António Costa respondia, no debate quinzenal no parlamento, ao desafio lançado pelo líder do PSD, Pedro Passos Coelho, que questionou se o Governo estaria disposto, à semelhança do que aconteceu na queda da ponte em Entre-os Rios, a aprovar um mecanismo rápido de indemnização aos herdeiros das vítimas mortais.
"Se e quando se confirmar que há responsabilidade objetiva por parte do Estado, não terei qualquer dúvida em que utilizemos o mesmo esquema expedito que usámos anteriormente sem obrigar famílias a percorrer o calvário dos processos normais", afirmou António Costa, lembrando que era ministro da Justiça quando esse mecanismo foi criado.
"Sempre fui defensor de mecanismos extrajudiciais e também serei defensor neste caso, se for esse o caso", disse.
Perante a resposta, Pedro Passos Coelho considerou que o PSD e o Governo divergem "um pouco na avaliação da responsabilidade objetiva".
"Não há muitas dúvidas de que a responsabilidade objetiva existe (…) aquelas pessoas morreram em estradas nacionais onde a responsabilidade é do Estado", afirmou, acrescentando, contudo, que deixará "ao Governo um tempo de avaliação sobre isso".
Ainda sobre esta matéria, António Costa assegurou que o Estado e os seus serviços "têm acorrido a todas as necessidades imediatas" dos cidadãos e alertou que, caso seja provada a responsabilidade do Estado, há muito mais vítimas além das famílias dos 64 mortos, referindo-se aos feridos e aos que sofreram danos materiais.
"É por isso que é necessário apurarmos, esclarecermos e estarmos cá para assumir todas as responsabilidades", afirmou.
A troca de argumentos entre Passos Coelho - que não intervinha num debate quinzenal desde 26 de abril - e António Costa decorreu em tom moderado e foi quase exclusivamente centrada na tragédia dos incêndios na zona Centro, que provocaram 64 mortos e mais de 200 feridos e só foram dados como extintos no sábado.
Destacando a solidariedade nacional que se tem vivido no país, Passo Coelho voltou a defender um "cabal apuramento de responsabilidades do ponto de vista técnico, operacional e político" e evitar na opinião pública a "perceção de que há um jogo do empurra".
O líder do PSD saudou o consenso de quase todos os partidos (à exceção do PCP e PEV) e do Governo em relação à proposta dos sociais-democratas para que se constitua uma comissão técnica independente, que deve apurar "não o que se passou nos últimos 30/40 anos mas exatamente neste incêndio".
"Não haverá, com escrúpulo, ninguém entre privados e públicos que pode dizer que não tem uma quota-parte de responsabilidade.
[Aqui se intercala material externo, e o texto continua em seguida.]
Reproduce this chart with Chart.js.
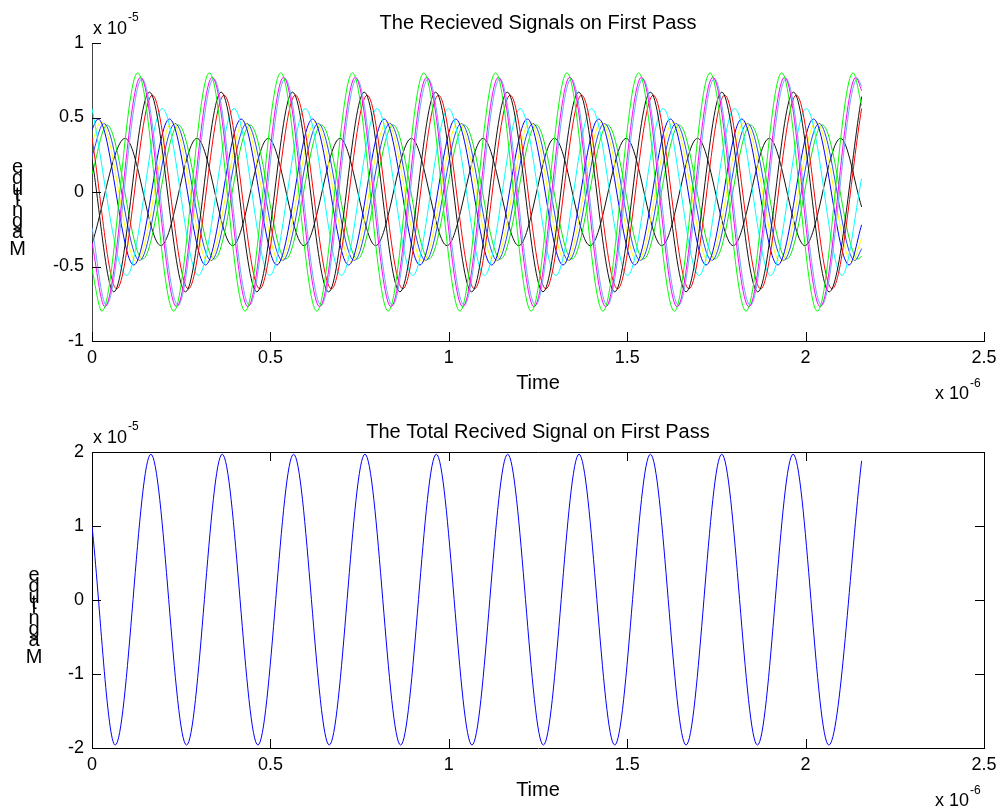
<!DOCTYPE html>
<html><head><meta charset="utf-8">
<script src="https://cdn.jsdelivr.net/npm/chart.js@4"></script>
<style>html,body{margin:0;padding:0;background:#fff;}#wrap{position:relative;width:1004px;height:812px;background:#fff;}canvas{position:absolute;left:0;}</style>
</head><body><div id="wrap"><canvas id="c1" width="1004" height="406" style="top:0px"></canvas><canvas id="c2" width="1004" height="406" style="top:406px"></canvas></div>
<script>
// ---- Data (time in units of 1e-6 s, magnitude in units of 1e-5) ----
const xTicks = [0, 0.5, 1, 1.5, 2, 2.5];
const yTicksTop = [-1, -0.5, 0, 0.5, 1];
const yTicksBottom = [-2, -1, 0, 1, 2];

const greenT = [0, 0.028, 0.128, 0.229, 0.329, 0.429, 0.529, 0.630, 0.730, 0.830, 0.930, 1.031, 1.131, 1.231, 1.331, 1.432, 1.532, 1.632, 1.732, 1.833, 1.933, 2.033, 2.133, 2.157];
const greenY = [-0.52, -0.80, 0.80, -0.80, 0.80, -0.80, 0.80, -0.80, 0.80, -0.80, 0.80, -0.80, 0.80, -0.80, 0.80, -0.80, 0.80, -0.80, 0.80, -0.80, 0.80, -0.80, 0.80, 0.58];

const magentaT = [0, 0.036, 0.136, 0.237, 0.337, 0.437, 0.537, 0.638, 0.738, 0.838, 0.938, 1.039, 1.139, 1.239, 1.339, 1.440, 1.540, 1.640, 1.740, 1.841, 1.941, 2.041, 2.141, 2.157];
const magentaY = [-0.34, -0.77, 0.77, -0.77, 0.77, -0.77, 0.77, -0.77, 0.77, -0.77, 0.77, -0.77, 0.77, -0.77, 0.77, -0.77, 0.77, -0.77, 0.77, -0.77, 0.77, -0.77, 0.77, 0.68];

const lightBlueT = [0, 0.040, 0.140, 0.241, 0.341, 0.441, 0.541, 0.642, 0.742, 0.842, 0.942, 1.043, 1.143, 1.243, 1.343, 1.444, 1.544, 1.644, 1.744, 1.845, 1.945, 2.045, 2.145, 2.157];
const lightBlueY = [-0.24, -0.76, 0.76, -0.76, 0.76, -0.76, 0.76, -0.76, 0.76, -0.76, 0.76, -0.76, 0.76, -0.76, 0.76, -0.76, 0.76, -0.76, 0.76, -0.76, 0.76, -0.76, 0.76, 0.71];

const blackBigT = [0, 0.061, 0.161, 0.262, 0.362, 0.462, 0.562, 0.663, 0.763, 0.863, 0.963, 1.064, 1.164, 1.264, 1.364, 1.465, 1.565, 1.665, 1.765, 1.866, 1.966, 2.066, 2.157];
const blackBigY = [0.22, -0.67, 0.67, -0.67, 0.67, -0.67, 0.67, -0.67, 0.67, -0.67, 0.67, -0.67, 0.67, -0.67, 0.67, -0.67, 0.67, -0.67, 0.67, -0.67, 0.67, -0.67, 0.64];

const redT = [0, 0.069, 0.169, 0.270, 0.370, 0.470, 0.570, 0.671, 0.771, 0.871, 0.971, 1.072, 1.172, 1.272, 1.372, 1.473, 1.573, 1.673, 1.773, 1.874, 1.974, 2.074, 2.157];
const redY = [0.36, -0.65, 0.65, -0.65, 0.65, -0.65, 0.65, -0.65, 0.65, -0.65, 0.65, -0.65, 0.65, -0.65, 0.65, -0.65, 0.65, -0.65, 0.65, -0.65, 0.65, -0.65, 0.56];

const cyanT = [0, 0.097, 0.197, 0.298, 0.398, 0.498, 0.598, 0.699, 0.799, 0.899, 0.999, 1.100, 1.200, 1.300, 1.400, 1.501, 1.601, 1.701, 1.801, 1.902, 2.002, 2.102, 2.157];
const cyanY = [0.56, -0.56, 0.56, -0.56, 0.56, -0.56, 0.56, -0.56, 0.56, -0.56, 0.56, -0.56, 0.56, -0.56, 0.56, -0.56, 0.56, -0.56, 0.56, -0.56, 0.56, -0.56, 0.09];

const blueT = [0, 0.017, 0.117, 0.217, 0.318, 0.418, 0.518, 0.618, 0.719, 0.819, 0.919, 1.019, 1.120, 1.220, 1.320, 1.420, 1.521, 1.621, 1.721, 1.821, 1.922, 2.022, 2.122, 2.157];
const blueY = [0.42, 0.49, -0.49, 0.49, -0.49, 0.49, -0.49, 0.49, -0.49, 0.49, -0.49, 0.49, -0.49, 0.49, -0.49, 0.49, -0.49, 0.49, -0.49, 0.49, -0.49, 0.49, -0.49, -0.22];

const yellowT = [0, 0.025, 0.125, 0.225, 0.326, 0.426, 0.526, 0.626, 0.727, 0.827, 0.927, 1.027, 1.128, 1.228, 1.328, 1.428, 1.529, 1.629, 1.729, 1.829, 1.930, 2.030, 2.130, 2.157];
const yellowY = [0.33, 0.47, -0.47, 0.47, -0.47, 0.47, -0.47, 0.47, -0.47, 0.47, -0.47, 0.47, -0.47, 0.47, -0.47, 0.47, -0.47, 0.47, -0.47, 0.47, -0.47, 0.47, -0.47, -0.31];

const blue2T = [0, 0.033, 0.133, 0.233, 0.334, 0.434, 0.534, 0.634, 0.735, 0.835, 0.935, 1.035, 1.136, 1.236, 1.336, 1.436, 1.537, 1.637, 1.737, 1.837, 1.938, 2.038, 2.138, 2.157];
const blue2Y = [0.24, 0.46, -0.46, 0.46, -0.46, 0.46, -0.46, 0.46, -0.46, 0.46, -0.46, 0.46, -0.46, 0.46, -0.46, 0.46, -0.46, 0.46, -0.46, 0.46, -0.46, 0.46, -0.46, -0.38];

const green2T = [0, 0.042, 0.142, 0.242, 0.343, 0.443, 0.543, 0.643, 0.744, 0.844, 0.944, 1.044, 1.145, 1.245, 1.345, 1.445, 1.546, 1.646, 1.746, 1.846, 1.947, 2.047, 2.147, 2.157];
const green2Y = [0.12, 0.45, -0.45, 0.45, -0.45, 0.45, -0.45, 0.45, -0.45, 0.45, -0.45, 0.45, -0.45, 0.45, -0.45, 0.45, -0.45, 0.45, -0.45, 0.45, -0.45, 0.45, -0.45, -0.43];

const blackSmallT = [0, 0.093, 0.193, 0.294, 0.394, 0.494, 0.594, 0.695, 0.795, 0.895, 0.995, 1.096, 1.196, 1.296, 1.396, 1.497, 1.597, 1.697, 1.797, 1.898, 1.998, 2.098, 2.157];
const blackSmallY = [-0.35, 0.36, -0.36, 0.36, -0.36, 0.36, -0.36, 0.36, -0.36, 0.36, -0.36, 0.36, -0.36, 0.36, -0.36, 0.36, -0.36, 0.36, -0.36, 0.36, -0.36, 0.36, -0.10];

const totalT = [0, 0.065, 0.165, 0.265, 0.365, 0.465, 0.565, 0.665, 0.765, 0.865, 0.965, 1.065, 1.165, 1.265, 1.365, 1.465, 1.565, 1.665, 1.765, 1.865, 1.965, 2.065, 2.157];
const totalY = [1.0, -1.96, 1.97, -1.96, 1.97, -1.96, 1.97, -1.96, 1.97, -1.96, 1.97, -1.96, 1.97, -1.96, 1.97, -1.96, 1.97, -1.96, 1.97, -1.96, 1.97, -1.96, 1.88];

// ---- Rendering ----
const FONT = "'Liberation Sans', Arial, Helvetica, sans-serif";
function pts(T, Y) { return T.map((t, i) => ({ x: t, y: Y[i] })); }
function ds(T, Y, color) {
  return { data: pts(T, Y), borderColor: color, borderWidth: 1, pointRadius: 0, fill: false,
           cubicInterpolationMode: 'monotone' };
}

function decorPlugin(o) {
  return {
    id: 'decor',
    afterDraw(chart) {
      const ctx = chart.ctx, a = chart.chartArea, xs = chart.scales.x, ys = chart.scales.y;
      const TL = 9;
      ctx.save();
      ctx.strokeStyle = '#000';
      ctx.lineWidth = 1;
      ctx.beginPath();
      xs.ticks.forEach(t => {
        const p = Math.round(xs.getPixelForValue(t.value)) + 0.5;
        ctx.moveTo(p, a.bottom); ctx.lineTo(p, a.bottom - TL);
        if (o.box) { ctx.moveTo(p, a.top); ctx.lineTo(p, a.top + TL); }
      });
      ys.ticks.forEach(t => {
        const p = Math.round(ys.getPixelForValue(t.value)) + 0.5;
        ctx.moveTo(a.left, p); ctx.lineTo(a.left + TL, p);
        if (o.box) { ctx.moveTo(a.right, p); ctx.lineTo(a.right - TL, p); }
      });
      if (o.box) {
        const tp = Math.round(a.top) + 0.5, rp = Math.round(a.right) + 0.5;
        ctx.moveTo(a.left, tp); ctx.lineTo(rp, tp);
        ctx.moveTo(rp, tp); ctx.lineTo(rp, a.bottom);
      }
      ctx.stroke();

      ctx.fillStyle = '#000';
      // title
      ctx.font = '20px ' + FONT;
      ctx.textAlign = 'center';
      ctx.textBaseline = 'alphabetic';
      ctx.fillText(o.title, (a.left + a.right) / 2, a.top - 14);
      // x label
      ctx.fillText('Time', (a.left + a.right) / 2, a.bottom + 48);
      // y multiplier
      ctx.textAlign = 'left';
      ctx.font = '18px ' + FONT;
      ctx.fillText('x 10', a.left + 1, a.top - 9);
      let w = ctx.measureText('x 10').width;
      ctx.font = '12px ' + FONT;
      ctx.fillText('-5', a.left + 1 + w + 1, a.top - 22);
      // x multiplier
      ctx.font = '18px ' + FONT;
      ctx.fillText('x 10', 935, a.bottom + 58);
      w = ctx.measureText('x 10').width;
      ctx.font = '12px ' + FONT;
      ctx.fillText('-6', 935 + w + 1, a.bottom + 46);
      // stacked y label (upright glyphs)
      ctx.font = '20px ' + FONT;
      ctx.textAlign = 'center';
      const label = 'Magnitude';
      let base = (a.top + a.bottom) / 2 + 63;
      for (const ch of label) {
        ctx.fillText(ch, o.ylx, base);
        base -= ctx.measureText(ch).width;
      }
      ctx.restore();
    }
  };
}

function makeChart(id, datasets, yMin, yMax, pad, opts) {
  const tickFont = { family: FONT, size: 18 };
  return new Chart(document.getElementById(id), {
    type: 'line',
    data: { datasets },
    options: {
      responsive: false, animation: false, devicePixelRatio: 1,
      layout: { padding: pad },
      plugins: { legend: { display: false }, tooltip: { enabled: false }, title: { display: false } },
      elements: { line: { tension: 0 } },
      scales: {
        x: {
          type: 'linear', min: 0, max: 2.5,
          afterBuildTicks: s => { s.ticks = xTicks.map(v => ({ value: v })); },
          ticks: { font: tickFont, color: '#000', padding: 6, autoSkip: false, maxRotation: 0,
                   callback: v => String(v) },
          grid: { display: false, drawTicks: false },
          border: { display: true, color: '#000', width: 1 },
          afterFit: s => { s.height = opts.xh; s.paddingLeft = 0; s.paddingRight = 0; s.paddingTop = 0; s.paddingBottom = 0; }
        },
        y: {
          type: 'linear', min: yMin, max: yMax,
          afterBuildTicks: s => { s.ticks = opts.yTicks.map(v => ({ value: v })); },
          ticks: { font: tickFont, color: '#000', padding: 8, autoSkip: false,
                   callback: v => String(v) },
          grid: { display: false, drawTicks: false },
          border: { display: true, color: opts.leftColor, width: 1 },
          afterFit: s => { s.width = 92; s.paddingLeft = 0; s.paddingRight = 0; s.paddingTop = 0; s.paddingBottom = 0; }
        }
      }
    },
    plugins: [decorPlugin(opts)]
  });
}

makeChart('c1', [
  ds(greenT, greenY, '#00ff00'),
  ds(magentaT, magentaY, '#ff00ff'),
  ds(lightBlueT, lightBlueY, '#66aaff'),
  ds(blackBigT, blackBigY, '#111111'),
  ds(redT, redY, '#ff0000'),
  ds(cyanT, cyanY, '#00ffff'),
  ds(blueT, blueY, '#0000ff'),
  ds(yellowT, yellowY, '#ffff00'),
  ds(blue2T, blue2Y, '#2244ff'),
  ds(green2T, green2Y, '#00ee00'),
  ds(blackSmallT, blackSmallY, '#111111')
], -1, 1, { left: 0, right: 20, top: 43, bottom: 0 },
  { box: false, title: 'The Recieved Signals on First Pass', ylx: 17.5, yTicks: yTicksTop, leftColor: '#444', xh: 65 });

makeChart('c2', [
  ds(totalT, totalY, '#0000ff')
], -2, 2, { left: 0, right: 20, top: 46, bottom: 0 },
  { box: true, title: 'The Total Recived Signal on First Pass', ylx: 34, yTicks: yTicksBottom, leftColor: '#000', xh: 64 });
</script>
</body></html>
Mas isso não pode servir para tirar a conclusão de que a responsabilidade é de todos, logo não é de ninguém", alertou o líder da oposição.
Passos Coelho contestou ainda a argumentação de que o debate sobre esta tragédia não possa e não deva ter uma dimensão política: "Se a política não servir para discutir tragédias desta dimensão, então a política não serve para nada", afirmou.
António Costa salientou que, depois da prioridade no combate aos incêndios e socorro às vítimas, o Governo está agora focado na reconstrução e no esclarecimento de "tudo o que houver para esclarecer".
O primeiro-ministro, que teve hoje uma reunião de trabalho com os sete presidentes das autarquias mais afetadas, sublinhou que foi acertado que aquela região sirva de território-piloto para duas reformas de fundo: "a reestruturação florestal e a revitalização económica do interior".
Sobre a comissão independente, António Costa disse que a aceitou "imediatamente" e de "boa-fé" e não, como ouviu a alguns comentadores, "como uma forma de adiar o esclarecimento".
"Mas o Governo não se demite de fazer o que lhe compete", afirmou, lembrando as questões que ele próprio colocou à Autoridade Nacional de Proteção Civil, GNR e IPMA, bem como os inquéritos que foram sendo abertos na sequência das respostas, nomeadamente uma auditoria global ao sistema de comunicações de emergência (SIRESP) pelo Instituto de Telecomunicações "face a respostas não coincidentes" das várias entidades envolvidas.
O líder do PSD pediu ao Governo que tudo faça "para colmatar a desconfiança" que se instalou nas populações face ao dispositivo de combate aos incêndios, alertando que "as versões desencontradas" dão aos cidadãos "uma noção de intranquilidade e insegurança que precisa de ser ultrapassada".
Já depois de ultrapassado o tempo disponível, Passos Coelho questionou de forma breve o primeiro-ministro sobre o relatório divulgado na terça-feira da auditoria da Inspeção-Geral de Finanças ao sistema de informação e controlo das declarações modelo 38 (para operações transfronteiriças) da Autoridade Tributária e Aduaneira, mas não obteve resposta.